The love of life itself, of a passion for living, a compassion for others to be in relationship with, that's what love can be, to know that we are interdependent. The Vietnamese Buddhist teacher and writer, Thich Nhat Hanh, writes:  We are here to awaken from the illusion of our separateness.

February is also Black History Month and I think especially of the teachings of Martin Luther King, because they so embodied love. Did you know that he considered joining UUism in the 1960s? He decided against it because he felt there weren't enough possibilities for change for Blacks in this denomination and that he would have more impact for change in the Baptist denomination.  He spoke at our General Assembly in The    Ware Lecture, delivered every year, brings people of all kinds who are trying to make a difference in the world in 1966:

...Another thing about this philosophy which is often misunderstood and that it says that at its best the love ethic can be a reality in a social revolution. Most revolutions in the past have been based on hope and hate, with the rising expectations of the revolutionaries implemented by hate for the perpetrators of the unjust system in the old order. I think the different thing about the revolution that has taken place in our country is that it has maintained the hope element and at the same time it has added the dimension of love. Many people would disagree with me and say that love hasn't been there. I think we have to stop and talk about what we mean in this context because I would be the first to say that it is nonsense to urge oppressed people to love their violent oppressors in an affectionate sense. And I'm certainly not talking about that when I talk above love standing at the center of our struggle.
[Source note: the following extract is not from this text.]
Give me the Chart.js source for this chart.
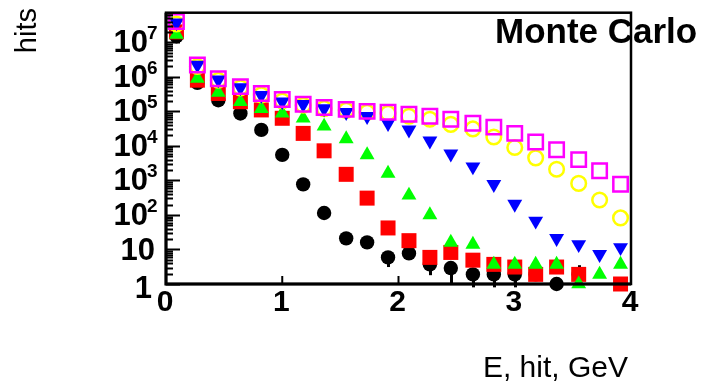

I think it is necessary to see the meaning of love in higher terms. The Greek language has three words for love one is the eros, another is the word filio, and another is the word agape. Im thinking not of eros, or of friendship as expressed in filio, but of agape, which is understanding, creative, redemptive good will for all men, an overflowing love which seeks nothing in return. When one rises to love on this level, he(one) loves a person who does the evil deed while hating the deed....

We use that term, Love, so loosely that it could become meaningless, but let us hold it up today as a religious word, but also one that is  universal and unifying. Let love unite us, inspire us. Lift us up.